Чем больше становился Иринин живот, тем чаще и настойчивей Евгений Николаевич говорил о мальчике, о сыне. И сама Ирина не могла себе представить ребенка другого пола.
Старушка, соседка по коммуналке, разбиралась во всяких народных приметах. Если живот торчит огурцом, значит, мальчик. У Ирины живот торчал огурцом. Утром хочется соленый сухарик – мальчик! Ну-ка, покажи руки! Правильно, если показываешь ладонями вниз – мальчик.
Все совпадало. Никаких не было сомнений. Мальчик. А кто же еще?
Ей представлялся бело-розовый щекастенький младенец с золотыми локонами, в красивом голубом конверте с оборочкой. Такой конверт обещали купить в подарок сослуживцы. И, возможно, уже купили вместе с голубым чепчиком и голубыми шелковыми лентами.
Роды были долгими, тяжелыми. Ирина лежала под капельницей, и ей казалось, ее перепиливают пополам. Вокруг нее суетилась целая бригада врачей и акушеров, ребенок застрял и не хотел выходить, была опасность асфиксии, Ирине кричали, чтобы она тужилась, иначе ребенок задохнется, погибнет, но она не понимала, не чувствовала ничего, кроме чудовищной, невозможной боли, и хотела только одного: чтобы эта боль кончилась.
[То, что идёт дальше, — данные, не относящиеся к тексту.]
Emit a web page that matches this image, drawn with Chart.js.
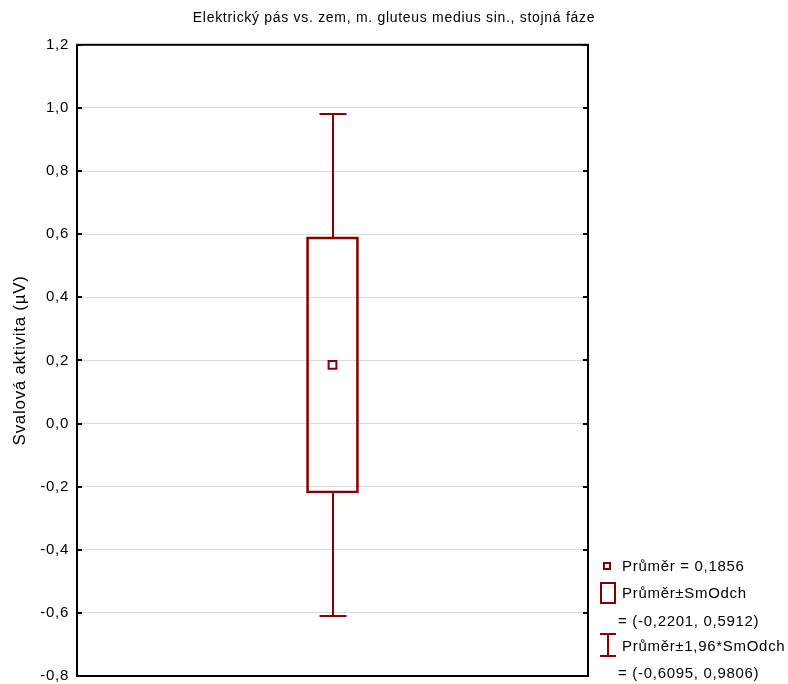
<!DOCTYPE html>
<html>
<head>
<meta charset="utf-8">
<script src="https://cdn.jsdelivr.net/npm/chart.js@4/dist/chart.umd.min.js"></script>
<style>
  html, body { margin: 0; padding: 0; background: #fff; }
  #wrap { width: 788px; height: 684px; }
</style>
</head>
<body>
<div id="wrap"><canvas id="myChart" width="788" height="684"></canvas></div>
<script>
// data
const categories = ['Elektrický pás vs. zem'];
const meanValues = [0.1856];
const sdLow = [-0.2201];
const sdHigh = [0.5912];
const ciLow = [-0.6095];
const ciHigh = [0.9806];
const yMin = -0.8, yMax = 1.2, yStep = 0.2;

const titleText = 'Elektrický pás vs. zem, m. gluteus medius sin., stojná fáze';
const yTitle = 'Svalová aktivita (µV)';
const legendLines = [
  'Průměr = 0,1856',
  'Průměr±SmOdch',
  '= (-0,2201, 0,5912)',
  'Průměr±1,96*SmOdch',
  '= (-0,6095, 0,9806)'
];

const dark = '#880000';
const fontName = "'Liberation Sans', Arial, sans-serif";
const fmt = v => v.toFixed(1).replace('.', ',');

// the original text is a bit spaced out
const spacing = {
  id: 'spacing',
  beforeUpdate(chart) { chart.ctx.letterSpacing = '0.7px'; },
  beforeDraw(chart) { chart.ctx.letterSpacing = '0.7px'; }
};

// whiskers (mean ± 1.96 sd) drawn from the y scale
const whiskers = {
  id: 'whiskers',
  afterDatasetsDraw(chart) {
    const ctx = chart.ctx;
    const y = chart.scales.y;
    const meta = chart.getDatasetMeta(1);
    ctx.save();
    ctx.strokeStyle = dark;
    ctx.lineWidth = 2;
    meta.data.forEach((bar, i) => {
      const x = Math.round(bar.x);
      const half = 13.5;
      ctx.beginPath();
      ctx.moveTo(x, y.getPixelForValue(sdHigh[i]));
      ctx.lineTo(x, y.getPixelForValue(ciHigh[i]));
      ctx.moveTo(x - half, y.getPixelForValue(ciHigh[i]));
      ctx.lineTo(x + half, y.getPixelForValue(ciHigh[i]));
      ctx.moveTo(x, y.getPixelForValue(sdLow[i]));
      ctx.lineTo(x, y.getPixelForValue(ciLow[i]));
      ctx.moveTo(x - half, y.getPixelForValue(ciLow[i]));
      ctx.lineTo(x + half, y.getPixelForValue(ciLow[i]));
      ctx.stroke();
    });
    ctx.restore();
  }
};

// frame, inner ticks and the legend beside the plot
const frame = {
  id: 'frame',
  afterDraw(chart) {
    const ctx = chart.ctx;
    const a = chart.chartArea;
    const y = chart.scales.y;
    ctx.save();
    ctx.strokeStyle = '#000';
    ctx.lineWidth = 2;
    ctx.strokeRect(a.left, a.top, a.right - a.left, a.bottom - a.top);
    ctx.beginPath();
    y.ticks.forEach(t => {
      const py = Math.round(y.getPixelForValue(t.value));
      ctx.moveTo(a.left, py); ctx.lineTo(a.left + 5, py);
      ctx.moveTo(a.right, py); ctx.lineTo(a.right - 5, py);
    });
    ctx.stroke();

    // legend
    const lx = a.right + 12;
    const ly = a.bottom;
    ctx.strokeStyle = dark;
    ctx.lineWidth = 2;
    ctx.fillStyle = '#fff';
    ctx.fillRect(lx + 4, ly - 113, 6, 6);
    ctx.strokeRect(lx + 4, ly - 113, 6, 6);
    ctx.strokeRect(lx + 1, ly - 93, 14, 20);
    ctx.beginPath();
    ctx.moveTo(lx, ly - 42); ctx.lineTo(lx + 16, ly - 42);
    ctx.moveTo(lx + 8, ly - 42); ctx.lineTo(lx + 8, ly - 20);
    ctx.moveTo(lx, ly - 20); ctx.lineTo(lx + 16, ly - 20);
    ctx.stroke();

    ctx.fillStyle = '#000';
    ctx.font = '15px ' + fontName;
    ctx.textBaseline = 'middle';
    const rows = [ly - 109, ly - 82, ly - 54, ly - 29, ly - 2];
    const xs = [lx + 22, lx + 22, lx + 18, lx + 22, lx + 18];
    legendLines.forEach((s, i) => ctx.fillText(s, xs[i], rows[i]));
    ctx.restore();
  }
};

const ctx = document.getElementById('myChart').getContext('2d');
new Chart(ctx, {
  data: {
    labels: categories,
    datasets: [
      {
        type: 'line',
        label: 'Průměr',
        data: meanValues,
        showLine: false,
        pointStyle: 'rect',
        pointRadius: 5.5,
        pointBorderWidth: 2,
        pointBackgroundColor: '#fff',
        pointBorderColor: dark
      },
      {
        type: 'bar',
        label: 'Průměr±SmOdch',
        data: sdLow.map((v, i) => [v, sdHigh[i]]),
        backgroundColor: 'rgba(255,255,255,0)',
        borderColor: dark,
        borderWidth: 2,
        borderSkipped: false,
        barThickness: 52
      }
    ]
  },
  options: {
    responsive: false,
    animation: false,
    layout: { padding: 0 },
    plugins: {
      legend: { display: false },
      tooltip: { enabled: false },
      title: {
        display: true,
        text: titleText,
        color: '#000',
        font: { family: fontName, size: 14, weight: 'normal' },
        padding: { top: 10, bottom: 18 }
      }
    },
    scales: {
      x: { display: false },
      y: {
        min: yMin,
        max: yMax,
        afterFit: s => { s.width = 77; s.paddingBottom = 8; },
        ticks: {
          stepSize: yStep,
          color: '#000',
          padding: 8,
          font: { family: fontName, size: 15 },
          callback: v => fmt(v)
        },
        grid: { color: '#dcdcdc', lineWidth: 1, drawTicks: false },
        border: { display: false },
        title: {
          display: true,
          text: yTitle,
          color: '#000',
          font: { family: fontName, size: 17 },
          padding: { top: 10, bottom: 0 }
        }
      },
      // empty right axis only keeps room for the legend
      side: {
        position: 'right',
        min: yMin,
        max: yMax,
        afterFit: s => { s.width = 200; s.paddingBottom = 8; },
        ticks: { display: false },
        grid: { display: false },
        border: { display: false }
      }
    }
  },
  plugins: [spacing, whiskers, frame]
});
</script>
</body>
</html>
Как угодно, чем угодно, лишь бы кончилась.
– Ну поработай сама, хотя бы немного! Потеряешь ребенка! Ты меня слышишь? Тужься? – кричал врач ей прямо в ухо.
– А-а! Ох! Мама! Не могу-у! – кричала в ответ Ирина.
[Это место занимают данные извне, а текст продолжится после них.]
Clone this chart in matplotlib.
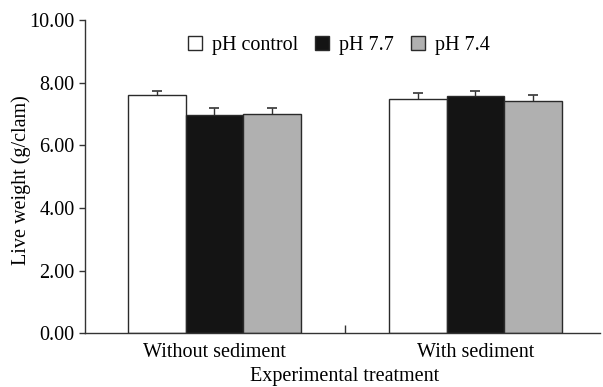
import matplotlib
matplotlib.use("Agg")
import matplotlib.pyplot as plt
import numpy as np

plt.rcParams['font.family'] = ['Liberation Serif', 'DejaVu Serif']

# data
groups = ['Without sediment', 'With sediment']
series = ['pH control', 'pH 7.7', 'pH 7.4']
values = [[7.61, 7.48],
          [6.96, 7.57],
          [7.01, 7.41]]
errors = [[0.14, 0.20],
          [0.24, 0.16],
          [0.19, 0.20]]
colors = ['white', '#141414', '#b0b0b0']

fig = plt.figure(figsize=(6.03, 3.87), dpi=100)
ax = fig.add_axes([0.141, 0.139, 0.854, 0.809])

x = np.arange(len(groups))
w = 0.221
for i in range(len(series)):
    ax.bar(x + (i - 1) * w, values[i], w, color=colors[i], edgecolor='#2a2a2a',
           linewidth=1.0, label=series[i], zorder=2)
    # only the upper half of the error bar is visible above the bar
    ax.errorbar(x + (i - 1) * w, values[i], yerr=errors[i],
                fmt='none', ecolor='#333333', elinewidth=1.0, capsize=3.5, capthick=1.2, zorder=1)

ax.set_xlim(-0.496, 1.477)
ax.set_ylim(0, 10)
ax.set_yticks(np.arange(0, 10.01, 2))
ax.set_yticklabels(['%.2f' % v for v in np.arange(0, 10.01, 2)])
ax.set_xticks([0.5])
ax.set_xticklabels([''])
ax.tick_params(axis='x', direction='in', length=6, width=1, color='#333333')
ax.tick_params(axis='y', direction='out', length=4, width=1, color='#333333', labelsize=14.5)
for i, g in enumerate(groups):
    ax.text(x[i], -0.3, g, ha='center', va='top', fontsize=14.5)
ax.text(0.5, -1.07, 'Experimental treatment', ha='center', va='top', fontsize=14.5)
ax.set_ylabel('Live weight (g/clam)', fontsize=14.5)
ax.yaxis.set_label_coords(-0.104, 0.49)

for s in ['top', 'right']:
    ax.spines[s].set_visible(False)
for s in ['left', 'bottom']:
    ax.spines[s].set_color('#333333')
    ax.spines[s].set_linewidth(1.0)

ax.legend(loc='center', bbox_to_anchor=(0.493, 0.92), ncol=3, frameon=False,
          fontsize=14.5, handlelength=0.7, handleheight=0.7, handletextpad=0.5,
          columnspacing=0.85, borderpad=0)

fig.savefig('out.png', dpi=100)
– Так. Все, накладываем щипцы, – сказал врач, – сердцебиение сто шестьдесят.
И в этот момент, как бы спохватившись, испугавшись, ребенок выскользнул сам.
Ирина сначала ничего не поняла. Просто кончилась боль. Отпустила. Даже не верилось. А потом, как сквозь вату, она услышала:
– Девочка.
«Это не у меня, – подумала она, – у кого-то рядом».
– Смотри, кого родила.
Перед ней было бруснично-лиловое, мокрое, сморщенное, противно орущее, покрытое какой-то беловатой смазкой существо. И ничего общего с тем бело-розовым, гладеньким, щекастеньким мальчиком с золотыми кудряшками, в голубом конвертике с оборочкой. Даже отдаленно – ничего общего.
– Ну, посмотри, кого родила! Посмотри и сама скажи кого. Ну? – с радостной улыбкой повторяла акушерка.
– Никого, – тяжело выдохнула Ирина и отвернулась.
Было ясное апрельское утро 1974 года. Девочку назвали Маргаритой.
– Ну, глазами-то работай! Лицом соображай, лицом… Придумывай, ищи свой шанс. Ты его любишь, но должна обмануть, подставить. Это же целая буря чувств и мыслей! Пользуйся, играй. Здесь твой крупешник, забыла, что ли? Ну! Ты же не кукла, не банальная шлюха, ты агент. Нет, стоп. Никуда не годится!
Режиссер громко хлопнул в ладоши. Оператор выключил камеру. Маргоша, поеживаясь, накинула халат и закурила. Было холодно. Съемки проходили в сыром безобразном подвале, заваленном какими-то трубами, ящиками, кусками ржавой арматуры. Для пущей достоверности стены полили кое-где глицерином, получились мерзкие потеки, по которым камера скользила долго и с удовольствием. На фоне сырости и грязи белокожая красавица Маргарита Крестовская, почти голая, в разодранном кружевном белье, прикованная наручниками к трубе, выглядела очень впечатляюще.